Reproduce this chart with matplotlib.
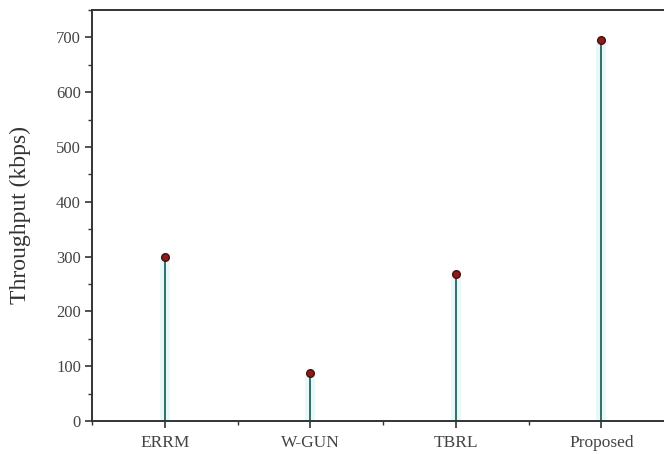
import numpy as np
import matplotlib.pyplot as plt
from matplotlib.ticker import MultipleLocator

# data
methods = ["ERRM", "W-GUN", "TBRL", "Proposed"]
throughput = [299, 87, 269, 695]

plt.rcParams['font.family'] = ['Liberation Serif', 'DejaVu Serif']

fig = plt.figure(figsize=(6.64, 4.54), dpi=100)
ax = fig.add_axes([0.1386, 0.0727, 0.8765, 0.9053])

x = np.arange(1, len(methods) + 1)

# faint glow behind stems
ax.vlines(x, 0, throughput, color='#e8f8f8', linewidth=7, zorder=1)
ax.vlines(x, 0, throughput, color='#2f6f6b', linewidth=1.4, zorder=2)
ax.plot(x, throughput, 'o', color='#8a1c1c', markeredgecolor='#4a0d0d',
        markersize=5.5, zorder=3)

ax.set_xlim(0.5, 4.5)
ax.set_ylim(0, 750)
ax.set_xticks(x)
ax.set_xticklabels(methods)
ax.xaxis.set_minor_locator(MultipleLocator(0.5))
ax.yaxis.set_major_locator(MultipleLocator(100))
ax.yaxis.set_minor_locator(MultipleLocator(50))
ax.set_ylabel('Throughput (kbps)', fontsize=17, color='#333333')
ax.yaxis.set_label_coords(-0.105, 0.5)

ax.tick_params(which='major', direction='out', length=5, width=1.2,
               labelcolor='#444444', color='#333333')
ax.tick_params(axis='x', which='major', labelsize=12.5, pad=5)
ax.tick_params(axis='y', which='major', labelsize=12, pad=3)
ax.tick_params(which='minor', direction='out', length=3, width=1, color='#333333')
for side in ['left', 'bottom', 'top']:
    ax.spines[side].set_linewidth(1.4)
    ax.spines[side].set_color('#333333')
ax.spines['right'].set_visible(False)

fig.savefig('out.png', dpi=100)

→ Goal of the exercise:
All of the material above is to be copied exactly, except for its images.

→ Expected answer:
Reproduce this chart with matplotlib.
import numpy as np
import matplotlib.pyplot as plt
from matplotlib.ticker import MultipleLocator

# data
methods = ["ERRM", "W-GUN", "TBRL", "Proposed"]
throughput = [299, 87, 269, 695]

plt.rcParams['font.family'] = ['Liberation Serif', 'DejaVu Serif']

fig = plt.figure(figsize=(6.64, 4.54), dpi=100)
ax = fig.add_axes([0.1386, 0.0727, 0.8765, 0.9053])

x = np.arange(1, len(methods) + 1)

# faint glow behind stems
ax.vlines(x, 0, throughput, color='#e8f8f8', linewidth=7, zorder=1)
ax.vlines(x, 0, throughput, color='#2f6f6b', linewidth=1.4, zorder=2)
ax.plot(x, throughput, 'o', color='#8a1c1c', markeredgecolor='#4a0d0d',
        markersize=5.5, zorder=3)

ax.set_xlim(0.5, 4.5)
ax.set_ylim(0, 750)
ax.set_xticks(x)
ax.set_xticklabels(methods)
ax.xaxis.set_minor_locator(MultipleLocator(0.5))
ax.yaxis.set_major_locator(MultipleLocator(100))
ax.yaxis.set_minor_locator(MultipleLocator(50))
ax.set_ylabel('Throughput (kbps)', fontsize=17, color='#333333')
ax.yaxis.set_label_coords(-0.105, 0.5)

ax.tick_params(which='major', direction='out', length=5, width=1.2,
               labelcolor='#444444', color='#333333')
ax.tick_params(axis='x', which='major', labelsize=12.5, pad=5)
ax.tick_params(axis='y', which='major', labelsize=12, pad=3)
ax.tick_params(which='minor', direction='out', length=3, width=1, color='#333333')
for side in ['left', 'bottom', 'top']:
    ax.spines[side].set_linewidth(1.4)
    ax.spines[side].set_color('#333333')
ax.spines['right'].set_visible(False)

fig.savefig('out.png', dpi=100)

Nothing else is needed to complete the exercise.